Directive: Look for the line containing "Rebuild this chart" and the line containing "3.381, 3.408, 3.374, 3.354, 3.353, 3.172, 3.097]"; retype them and all lines between, exactly, and leave out the pictures.
>> START
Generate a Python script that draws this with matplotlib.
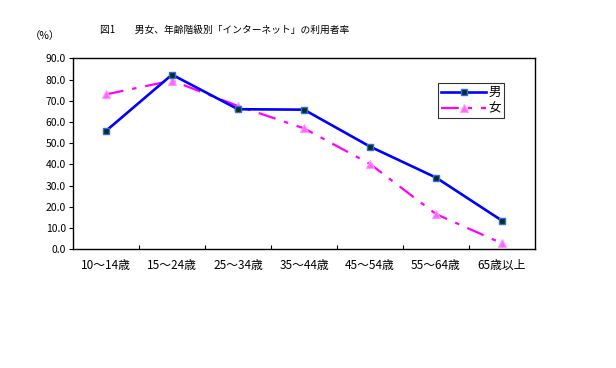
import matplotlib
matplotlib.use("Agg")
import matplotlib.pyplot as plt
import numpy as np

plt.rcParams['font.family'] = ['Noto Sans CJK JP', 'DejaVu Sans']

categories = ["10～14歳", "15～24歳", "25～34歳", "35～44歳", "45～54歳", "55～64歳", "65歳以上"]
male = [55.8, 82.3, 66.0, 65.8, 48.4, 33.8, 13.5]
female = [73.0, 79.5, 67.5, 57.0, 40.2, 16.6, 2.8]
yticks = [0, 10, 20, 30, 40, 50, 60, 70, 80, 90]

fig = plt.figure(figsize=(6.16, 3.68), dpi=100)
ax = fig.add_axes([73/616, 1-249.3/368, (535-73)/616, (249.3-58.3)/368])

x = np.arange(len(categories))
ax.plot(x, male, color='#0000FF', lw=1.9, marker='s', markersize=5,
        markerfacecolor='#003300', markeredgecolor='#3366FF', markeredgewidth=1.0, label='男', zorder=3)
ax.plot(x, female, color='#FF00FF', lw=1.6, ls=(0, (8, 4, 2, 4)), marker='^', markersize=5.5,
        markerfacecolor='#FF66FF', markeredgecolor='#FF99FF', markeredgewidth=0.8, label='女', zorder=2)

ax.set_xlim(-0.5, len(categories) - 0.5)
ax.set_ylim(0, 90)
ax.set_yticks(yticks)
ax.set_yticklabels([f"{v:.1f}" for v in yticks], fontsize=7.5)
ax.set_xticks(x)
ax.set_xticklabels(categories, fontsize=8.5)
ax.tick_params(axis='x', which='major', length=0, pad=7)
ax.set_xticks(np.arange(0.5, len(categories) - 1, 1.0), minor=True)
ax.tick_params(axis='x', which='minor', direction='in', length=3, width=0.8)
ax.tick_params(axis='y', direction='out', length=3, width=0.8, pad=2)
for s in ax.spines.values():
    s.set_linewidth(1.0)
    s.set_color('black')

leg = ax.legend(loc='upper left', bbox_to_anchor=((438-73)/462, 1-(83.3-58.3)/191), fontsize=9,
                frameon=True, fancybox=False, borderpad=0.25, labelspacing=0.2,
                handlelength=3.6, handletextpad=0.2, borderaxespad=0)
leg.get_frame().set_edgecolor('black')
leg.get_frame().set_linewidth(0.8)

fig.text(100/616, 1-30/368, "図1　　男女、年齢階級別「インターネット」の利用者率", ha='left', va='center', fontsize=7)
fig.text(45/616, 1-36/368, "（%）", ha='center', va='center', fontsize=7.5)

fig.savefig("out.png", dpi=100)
>> END
>> START
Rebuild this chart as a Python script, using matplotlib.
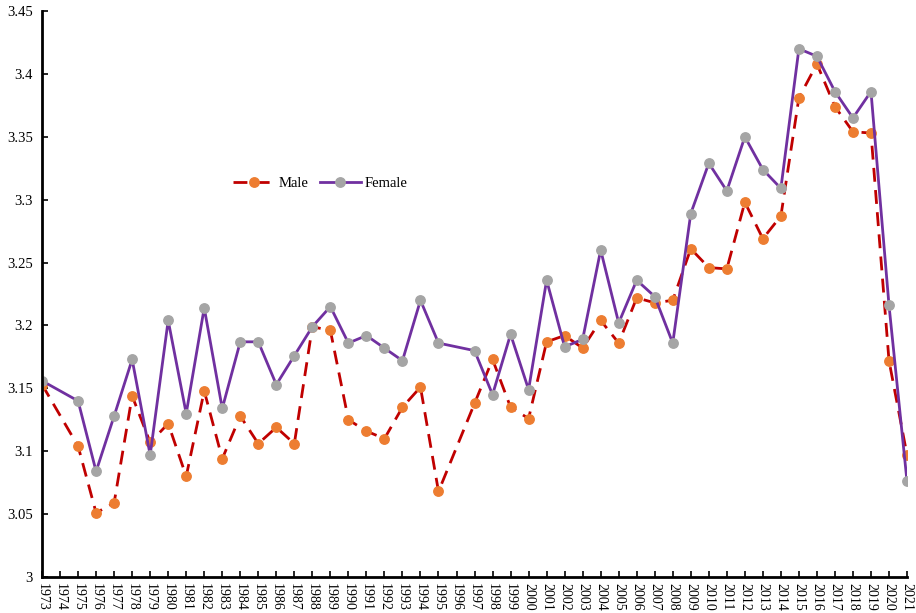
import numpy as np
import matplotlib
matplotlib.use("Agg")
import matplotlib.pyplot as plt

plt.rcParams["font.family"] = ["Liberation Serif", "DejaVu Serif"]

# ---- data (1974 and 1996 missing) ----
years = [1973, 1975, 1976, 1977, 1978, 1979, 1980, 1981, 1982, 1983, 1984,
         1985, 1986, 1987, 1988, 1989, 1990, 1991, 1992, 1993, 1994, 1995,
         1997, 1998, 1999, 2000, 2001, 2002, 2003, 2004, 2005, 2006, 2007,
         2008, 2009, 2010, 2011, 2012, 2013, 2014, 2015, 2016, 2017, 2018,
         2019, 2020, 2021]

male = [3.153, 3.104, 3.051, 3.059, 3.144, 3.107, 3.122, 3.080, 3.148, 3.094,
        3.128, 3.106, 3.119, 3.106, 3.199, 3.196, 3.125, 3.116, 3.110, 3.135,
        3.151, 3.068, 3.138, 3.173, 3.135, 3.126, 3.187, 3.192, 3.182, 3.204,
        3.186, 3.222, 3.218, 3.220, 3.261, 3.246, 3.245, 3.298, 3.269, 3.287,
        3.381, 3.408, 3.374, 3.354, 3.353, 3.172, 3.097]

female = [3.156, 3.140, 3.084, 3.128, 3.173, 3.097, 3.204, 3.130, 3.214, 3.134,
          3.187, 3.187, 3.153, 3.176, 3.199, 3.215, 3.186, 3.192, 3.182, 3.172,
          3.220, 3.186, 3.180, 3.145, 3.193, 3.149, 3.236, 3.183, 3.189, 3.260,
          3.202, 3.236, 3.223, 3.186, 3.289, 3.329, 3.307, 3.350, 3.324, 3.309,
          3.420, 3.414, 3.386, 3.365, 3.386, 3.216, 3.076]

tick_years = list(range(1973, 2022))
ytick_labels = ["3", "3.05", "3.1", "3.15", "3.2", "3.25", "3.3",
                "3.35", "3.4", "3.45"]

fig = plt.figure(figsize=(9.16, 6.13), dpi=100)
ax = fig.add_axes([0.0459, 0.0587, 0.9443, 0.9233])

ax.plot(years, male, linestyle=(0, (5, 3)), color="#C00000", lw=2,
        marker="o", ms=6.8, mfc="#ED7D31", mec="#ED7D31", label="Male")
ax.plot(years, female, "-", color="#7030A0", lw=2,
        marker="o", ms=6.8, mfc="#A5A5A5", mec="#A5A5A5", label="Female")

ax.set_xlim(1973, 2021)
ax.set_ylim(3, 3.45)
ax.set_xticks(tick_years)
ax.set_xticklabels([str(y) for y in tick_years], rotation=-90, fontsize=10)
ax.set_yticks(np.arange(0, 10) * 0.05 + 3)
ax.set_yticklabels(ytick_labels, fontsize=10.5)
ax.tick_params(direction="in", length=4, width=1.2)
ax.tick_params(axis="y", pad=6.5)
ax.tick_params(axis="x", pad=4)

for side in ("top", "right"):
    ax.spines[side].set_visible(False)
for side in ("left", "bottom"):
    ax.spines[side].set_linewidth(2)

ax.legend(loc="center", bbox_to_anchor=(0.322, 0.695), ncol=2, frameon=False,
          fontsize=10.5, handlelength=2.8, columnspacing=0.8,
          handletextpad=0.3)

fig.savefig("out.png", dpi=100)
>> END
Response to the exercise:
Rebuild this chart as a Python script, using matplotlib.
import numpy as np
import matplotlib
matplotlib.use("Agg")
import matplotlib.pyplot as plt

plt.rcParams["font.family"] = ["Liberation Serif", "DejaVu Serif"]

# ---- data (1974 and 1996 missing) ----
years = [1973, 1975, 1976, 1977, 1978, 1979, 1980, 1981, 1982, 1983, 1984,
         1985, 1986, 1987, 1988, 1989, 1990, 1991, 1992, 1993, 1994, 1995,
         1997, 1998, 1999, 2000, 2001, 2002, 2003, 2004, 2005, 2006, 2007,
         2008, 2009, 2010, 2011, 2012, 2013, 2014, 2015, 2016, 2017, 2018,
         2019, 2020, 2021]

male = [3.153, 3.104, 3.051, 3.059, 3.144, 3.107, 3.122, 3.080, 3.148, 3.094,
        3.128, 3.106, 3.119, 3.106, 3.199, 3.196, 3.125, 3.116, 3.110, 3.135,
        3.151, 3.068, 3.138, 3.173, 3.135, 3.126, 3.187, 3.192, 3.182, 3.204,
        3.186, 3.222, 3.218, 3.220, 3.261, 3.246, 3.245, 3.298, 3.269, 3.287,
        3.381, 3.408, 3.374, 3.354, 3.353, 3.172, 3.097]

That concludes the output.